The exercise: Which lines hold the word "produces"? Copy each one.

Entries provided:

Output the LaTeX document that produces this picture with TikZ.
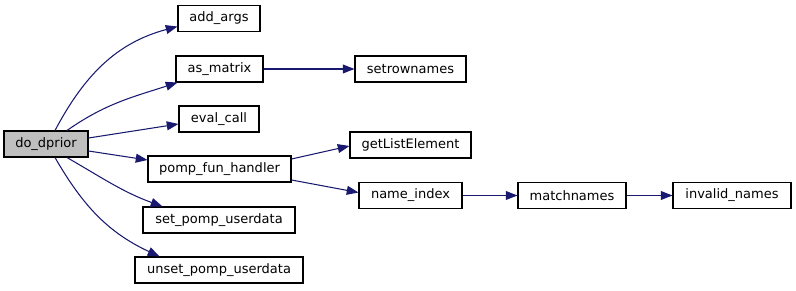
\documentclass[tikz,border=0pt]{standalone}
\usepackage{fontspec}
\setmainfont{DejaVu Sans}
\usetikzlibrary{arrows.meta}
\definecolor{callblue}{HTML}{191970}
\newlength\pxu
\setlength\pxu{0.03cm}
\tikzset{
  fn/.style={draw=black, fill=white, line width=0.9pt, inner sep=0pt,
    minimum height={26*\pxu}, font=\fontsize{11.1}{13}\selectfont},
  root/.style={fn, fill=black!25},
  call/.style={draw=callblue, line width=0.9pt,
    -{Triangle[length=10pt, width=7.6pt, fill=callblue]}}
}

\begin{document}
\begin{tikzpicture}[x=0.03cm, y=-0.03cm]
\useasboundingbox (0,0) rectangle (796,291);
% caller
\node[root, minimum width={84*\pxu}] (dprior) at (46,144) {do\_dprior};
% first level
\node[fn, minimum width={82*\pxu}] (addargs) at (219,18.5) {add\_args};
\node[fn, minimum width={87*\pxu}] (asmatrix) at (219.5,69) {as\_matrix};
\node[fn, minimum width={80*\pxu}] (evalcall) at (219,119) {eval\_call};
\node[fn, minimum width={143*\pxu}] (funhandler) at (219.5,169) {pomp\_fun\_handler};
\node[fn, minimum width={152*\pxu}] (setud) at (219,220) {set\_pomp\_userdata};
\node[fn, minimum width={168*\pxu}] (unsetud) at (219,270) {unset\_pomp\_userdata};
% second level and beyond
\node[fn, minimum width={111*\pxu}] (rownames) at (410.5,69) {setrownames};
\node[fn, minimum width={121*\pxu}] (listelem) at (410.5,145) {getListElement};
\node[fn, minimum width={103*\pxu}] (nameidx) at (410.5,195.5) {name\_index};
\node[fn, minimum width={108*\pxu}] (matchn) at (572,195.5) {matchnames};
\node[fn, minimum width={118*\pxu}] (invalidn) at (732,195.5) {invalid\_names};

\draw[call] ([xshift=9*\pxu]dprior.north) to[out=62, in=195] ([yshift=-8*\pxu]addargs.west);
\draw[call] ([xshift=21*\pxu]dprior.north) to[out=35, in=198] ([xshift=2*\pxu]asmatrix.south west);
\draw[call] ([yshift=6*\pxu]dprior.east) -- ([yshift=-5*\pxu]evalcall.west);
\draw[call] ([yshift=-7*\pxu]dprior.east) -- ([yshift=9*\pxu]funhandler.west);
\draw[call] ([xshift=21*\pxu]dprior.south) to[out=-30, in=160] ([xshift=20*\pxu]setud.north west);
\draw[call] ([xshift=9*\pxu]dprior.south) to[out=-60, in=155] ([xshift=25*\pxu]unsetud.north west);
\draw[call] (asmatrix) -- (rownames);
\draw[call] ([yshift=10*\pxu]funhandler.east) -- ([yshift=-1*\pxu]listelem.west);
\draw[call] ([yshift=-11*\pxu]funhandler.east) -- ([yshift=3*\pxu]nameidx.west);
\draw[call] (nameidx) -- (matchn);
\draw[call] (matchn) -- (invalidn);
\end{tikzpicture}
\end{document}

---

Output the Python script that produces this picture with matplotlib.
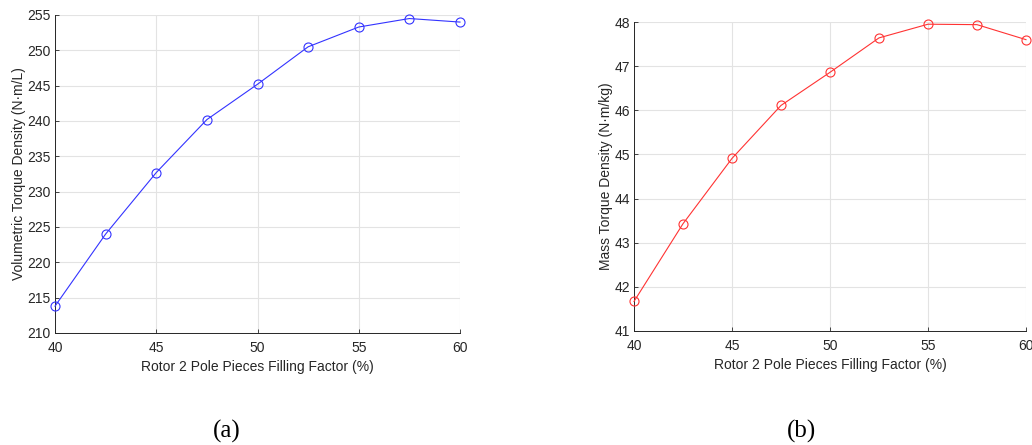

* * *

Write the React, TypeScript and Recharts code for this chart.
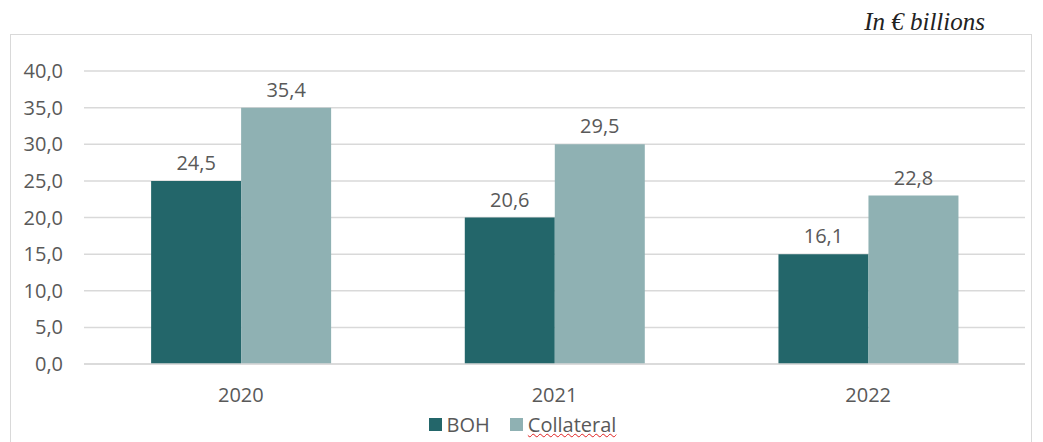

Written answer:
Output the LaTeX document that produces this picture with TikZ.
Output the Python script that produces this picture with matplotlib.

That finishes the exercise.